--- START OF Data rows ---

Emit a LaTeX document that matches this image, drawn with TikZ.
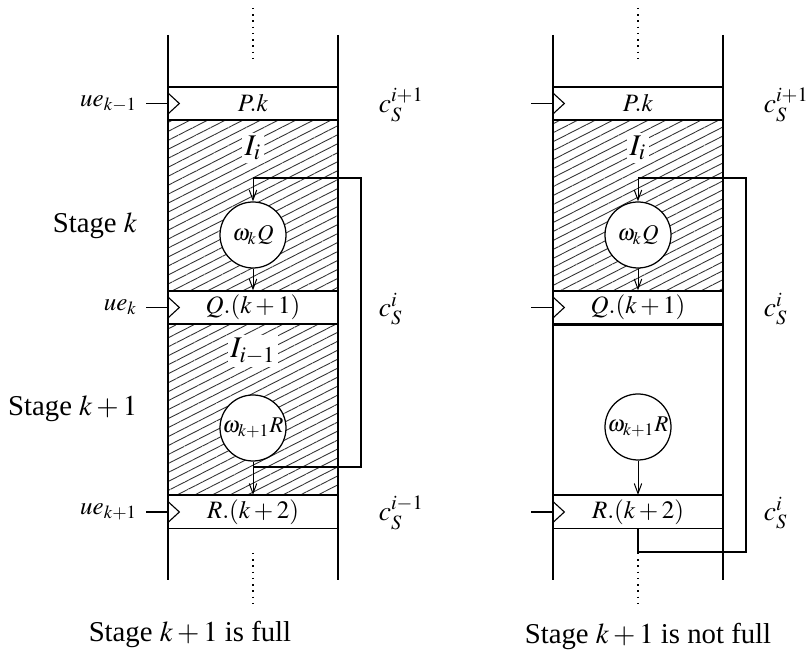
\documentclass[tikz,border=0pt]{standalone}
\usepackage{mathptmx}
\usepackage{fontspec}
\setmainfont{Liberation Serif}
\usetikzlibrary{arrows.meta,patterns.meta}
\tikzset{
    every picture/.style={line join=miter},
    colline/.style={line width=0.5pt},
    regbox/.style={draw,fill=white,line width=0.5pt,
      minimum width=68pt,minimum height=13.2pt,inner sep=0pt},
    opnode/.style={draw,circle,fill=white,line width=0.5pt,
      minimum size=26.4pt,inner sep=0pt,font=\small},
    hatched/.style={pattern={Lines[angle=27,distance=3.2pt,line width=0.35pt]},
      pattern color=black!80},
    flowarrow/.style={-{Straight Barb[length=4pt,width=3pt]},line width=0.4pt},
    loopline/.style={line width=0.9pt},
    clktick/.style={line width=0.45pt},
    dotline/.style={line width=0.55pt,dash pattern=on 0.6pt off 1.9pt},
    intlabel/.style={fill=white,inner sep=1pt,font=\large},
    stagelabel/.style={font=\fontsize{11.5}{13}\selectfont},
    clabel/.style={anchor=west,font=\fontsize{11}{13}\selectfont}
}

\begin{document}
\begin{tikzpicture}[x=0.4pt,y=-0.4pt]
  \useasboundingbox (0,0) rectangle (808,657);
  % stage k+1 full
  \fill[hatched] (168,120) rectangle (338,291);
  \fill[hatched] (168,324) rectangle (338,495);
  \node[regbox] (Pa) at (253,103.5) {$P.k$};
  \node[regbox] (Qa) at (253,307.5) {$Q.(k+1)$};
  \node[regbox] (Ra) at (253,512) {$R.(k+2)$};
  \draw[line width=0.8pt] (Ra.north west) -- (Ra.north east);
  \draw[colline] (168,35) -- (168,580);
  \draw[colline] (338,35) -- (338,580);
  \draw[dotline] (253,8) -- (253,63);
  \draw[dotline] (253,553) -- (253,608);
  \node[intlabel] (Iia) at (253,148) {$I_i$};
  \node[intlabel] (Ija) at (253,351) {$I_{i-1}$};
  \node[opnode] (wQa) at (253,235) {$\omega_k Q$};
  \node[opnode] (wRa) at (253,428) {$\omega_{k+1} R$};
  \foreach \r/\v in {Pa/{k-1},Qa/k,Ra/{k+1}} {
    \node[anchor=east] (ue\r) at (146,0 |- \r.west) {$ue_{\v}$};
    \draw[clktick] (ue\r.east) -- (\r.west);
    \draw[clktick] ([yshift=4.4pt]\r.west) -- ++(12,11) -- ++(-12,11);
  }
  \draw[flowarrow] (wQa.south) -- (Qa.north);
  \draw[flowarrow] (wRa.south) -- (Ra.north);
  \coordinate (la1) at (253,467);
  \coordinate (la2) at (361,178);
  \coordinate (la3) at (253,178);
  \draw[loopline] (la1) -| (la2) -- (la3);
  \draw[flowarrow] (la3) -- (wQa.north);
  \node[clabel] (cPa) at (370,105) {$c_S^{i+1}$};
  \node[clabel] (cQa) at (370,309) {$c_S^{i}$};
  \node[clabel] (cRa) at (370,513) {$c_S^{i-1}$};
  \node[stagelabel,anchor=east] (stk) at (146,226) {Stage $k$};
  \node[stagelabel,anchor=east] (stkk) at (146,409) {Stage $k+1$};
  \node[stagelabel] (capa) at (190,634) {Stage $k+1$ is full};

  % stage k+1 not full
  \fill[hatched] (553,120) rectangle (723,291);
  \node[regbox] (Pb) at (638,103.5) {$P.k$};
  \node[regbox] (Qb) at (638,307.5) {$Q.(k+1)$};
  \node[regbox] (Rb) at (638,512) {$R.(k+2)$};
  \draw[line width=0.8pt] (Qb.south west) -- (Qb.south east);
  \draw[line width=0.8pt] (Rb.north west) -- (Rb.north east);
  \draw[colline] (553,35) -- (553,580);
  \draw[colline] (723,35) -- (723,580);
  \draw[dotline] (638,8) -- (638,63);
  \draw[dotline] (638,553) -- (638,608);
  \node[intlabel] (Iib) at (638,148) {$I_i$};
  \node[opnode] (wQb) at (638,235) {$\omega_k Q$};
  \node[opnode] (wRb) at (638,427) {$\omega_{k+1} R$};
  \foreach \r in {Pb,Qb,Rb} {
    \coordinate (in\r) at (531,0 |- \r.west);
    \draw[clktick] (in\r) -- (\r.west);
    \draw[clktick] ([yshift=4.4pt]\r.west) -- ++(12,11) -- ++(-12,11);
  }
  \draw[flowarrow] (wQb.south) -- (Qb.north);
  \draw[flowarrow] (wRb.south) -- (Rb.north);
  \coordinate (lb1) at (746,552);
  \coordinate (lb2) at (638,178);
  \draw[loopline] (Rb.south) |- (lb1) |- (lb2);
  \draw[flowarrow] (lb2) -- (wQb.north);
  \node[clabel] (cPb) at (755,105) {$c_S^{i+1}$};
  \node[clabel] (cQb) at (755,309) {$c_S^{i}$};
  \node[clabel] (cRb) at (755,513) {$c_S^{i}$};
  \node[stagelabel] (capb) at (648,636) {Stage $k+1$ is not full};
\end{tikzpicture}
\end{document}
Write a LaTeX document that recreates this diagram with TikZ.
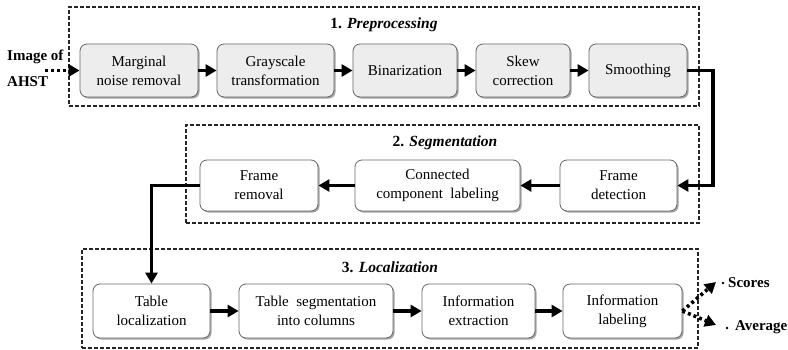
\documentclass[tikz,border=0pt]{standalone}
\usepackage{fontspec}
\setmainfont{Liberation Serif}
\usetikzlibrary{arrows.meta,shadows,calc}
\begin{document}
\begin{tikzpicture}[x=1pt,y=-1pt,
  every node/.style={font=\fontsize{15}{19}\selectfont, inner sep=0pt},
  stepbox/.style={draw=black!60, line width=0.8pt, rounded corners=7pt, align=center,
     drop shadow={shadow xshift=1.6pt, shadow yshift=-1.6pt, opacity=0.35, fill=black}},
  prebox/.style={stepbox, fill=black!7},
  postbox/.style={stepbox, fill=white},
  stage/.style={draw=black!85, line width=1.1pt, dash pattern=on 4pt off 2pt},
  title/.style={font=\fontsize{15.5}{19}\selectfont\bfseries},
  flow/.style={line width=3.2pt, -{Triangle[length=11pt,width=12pt]}},
  dotflow/.style={line width=3.6pt, dash pattern=on 3pt off 3pt, -{Triangle[length=11pt,width=12pt]}},
  lbl/.style={font=\fontsize{15}{19}\selectfont\bfseries, anchor=west}
]
\useasboundingbox (0,0) rectangle (788,350);

% stage frames
\node[stage, minimum width=630pt, minimum height=99pt] (B1) at (384,56.5) {};
\node[stage, minimum width=513pt, minimum height=98pt] (B2) at (442.5,174) {};
\node[stage, minimum width=616pt, minimum height=99pt] (B3) at (390,298.5) {};

% titles
\node[title] (T1) at (384,25) {1. \textit{Preprocessing}};
\node[title] (T2) at (445,143) {2. \textit{Segmentation}};
\node[title] (T3) at (390,267) {3. \textit{Localization}};

% row 1
\node[prebox, minimum width=118pt, minimum height=53pt] (m1) at (139,70.5) {Marginal\\noise removal};
\node[prebox, minimum width=117pt, minimum height=53pt] (m2) at (275.5,70.5) {Grayscale\\transformation};
\node[prebox, minimum width=104pt, minimum height=53pt] (m3) at (405,70.5) {Binarization};
\node[prebox, minimum width=94pt, minimum height=53pt] (m4) at (523,70.5) {Skew\\correction};
\node[prebox, minimum width=98pt, minimum height=53pt] (m5) at (638,70.5) {Smoothing};

% row 2
\node[postbox, minimum width=117pt, minimum height=51pt] (s1) at (618.5,185.5) {Frame\\detection};
\node[postbox, minimum width=165pt, minimum height=51pt] (s2) at (437.5,185.5) {Connected\\component~~labeling};
\node[postbox, minimum width=118pt, minimum height=51pt] (s3) at (259,185.5) {Frame\\removal};

% row 3
\node[postbox, minimum width=117pt, minimum height=54pt] (l1) at (151.5,311) {Table\\localization};
\node[postbox, minimum width=154pt, minimum height=54pt] (l2) at (316,311) {Table~~segmentation\\into columns};
\node[postbox, minimum width=113pt, minimum height=54pt] (l3) at (478.5,311) {Information\\extraction};
\node[postbox, minimum width=119pt, minimum height=54pt] (l4) at (622.5,311) {Information\\labeling};

% input
\node[lbl] (in1) at (7,57) {Image of};
\node[lbl] (in2) at (7,82) {AHST};
\coordinate (inS) at (45,70.5);
\draw[dotflow] (inS) -- (m1.west);

% row 1 arrows
\draw[flow] (m1) -- (m2);
\draw[flow] (m2) -- (m3);
\draw[flow] (m3) -- (m4);
\draw[flow] (m4) -- (m5);

% to segmentation
\coordinate (c1) at (713,70.5);
\coordinate (c2) at (713,185.5);
\draw[flow, line join=miter] (m5.east) -- (c1) -- (c2) -- (s1.east);

\draw[flow] (s1) -- (s2);
\draw[flow] (s2) -- (s3);

% to localization
\coordinate (c3) at (151.5,185.5);
\draw[flow, line join=miter] (s3.west) -- (c3) -- (l1.north);

\draw[flow] (l1) -- (l2);
\draw[flow] (l2) -- (l3);
\draw[flow] (l3) -- (l4);

% outputs
\coordinate (o1) at (716,282);
\coordinate (o2) at (716,325);
\draw[dotflow] (l4.east) -- (o1);
\draw[dotflow] (l4.east) -- (o2);
\fill (723,283) circle (1.4pt);
\fill (727,328) circle (1.4pt);
\node[lbl] (sc) at (728,283) {Scores};
\node[lbl] (av) at (735,327) {Average};
\end{tikzpicture}
\end{document}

--- END OF Data rows ---

### Problem description
Using the listing above, repeat word for word each line from the one with "Write a LaTeX" down to the one with "width=118pt, minimum height=51pt]", both included. Omit all pictures.

### Answer below
Write a LaTeX document that recreates this diagram with TikZ.
\documentclass[tikz,border=0pt]{standalone}
\usepackage{fontspec}
\setmainfont{Liberation Serif}
\usetikzlibrary{arrows.meta,shadows,calc}
\begin{document}
\begin{tikzpicture}[x=1pt,y=-1pt,
  every node/.style={font=\fontsize{15}{19}\selectfont, inner sep=0pt},
  stepbox/.style={draw=black!60, line width=0.8pt, rounded corners=7pt, align=center,
     drop shadow={shadow xshift=1.6pt, shadow yshift=-1.6pt, opacity=0.35, fill=black}},
  prebox/.style={stepbox, fill=black!7},
  postbox/.style={stepbox, fill=white},
  stage/.style={draw=black!85, line width=1.1pt, dash pattern=on 4pt off 2pt},
  title/.style={font=\fontsize{15.5}{19}\selectfont\bfseries},
  flow/.style={line width=3.2pt, -{Triangle[length=11pt,width=12pt]}},
  dotflow/.style={line width=3.6pt, dash pattern=on 3pt off 3pt, -{Triangle[length=11pt,width=12pt]}},
  lbl/.style={font=\fontsize{15}{19}\selectfont\bfseries, anchor=west}
]
\useasboundingbox (0,0) rectangle (788,350);

% stage frames
\node[stage, minimum width=630pt, minimum height=99pt] (B1) at (384,56.5) {};
\node[stage, minimum width=513pt, minimum height=98pt] (B2) at (442.5,174) {};
\node[stage, minimum width=616pt, minimum height=99pt] (B3) at (390,298.5) {};

% titles
\node[title] (T1) at (384,25) {1. \textit{Preprocessing}};
\node[title] (T2) at (445,143) {2. \textit{Segmentation}};
\node[title] (T3) at (390,267) {3. \textit{Localization}};

% row 1
\node[prebox, minimum width=118pt, minimum height=53pt] (m1) at (139,70.5) {Marginal\\noise removal};
\node[prebox, minimum width=117pt, minimum height=53pt] (m2) at (275.5,70.5) {Grayscale\\transformation};
\node[prebox, minimum width=104pt, minimum height=53pt] (m3) at (405,70.5) {Binarization};
\node[prebox, minimum width=94pt, minimum height=53pt] (m4) at (523,70.5) {Skew\\correction};
\node[prebox, minimum width=98pt, minimum height=53pt] (m5) at (638,70.5) {Smoothing};

% row 2
\node[postbox, minimum width=117pt, minimum height=51pt] (s1) at (618.5,185.5) {Frame\\detection};
\node[postbox, minimum width=165pt, minimum height=51pt] (s2) at (437.5,185.5) {Connected\\component~~labeling};
\node[postbox, minimum width=118pt, minimum height=51pt] (s3) at (259,185.5) {Frame\\removal};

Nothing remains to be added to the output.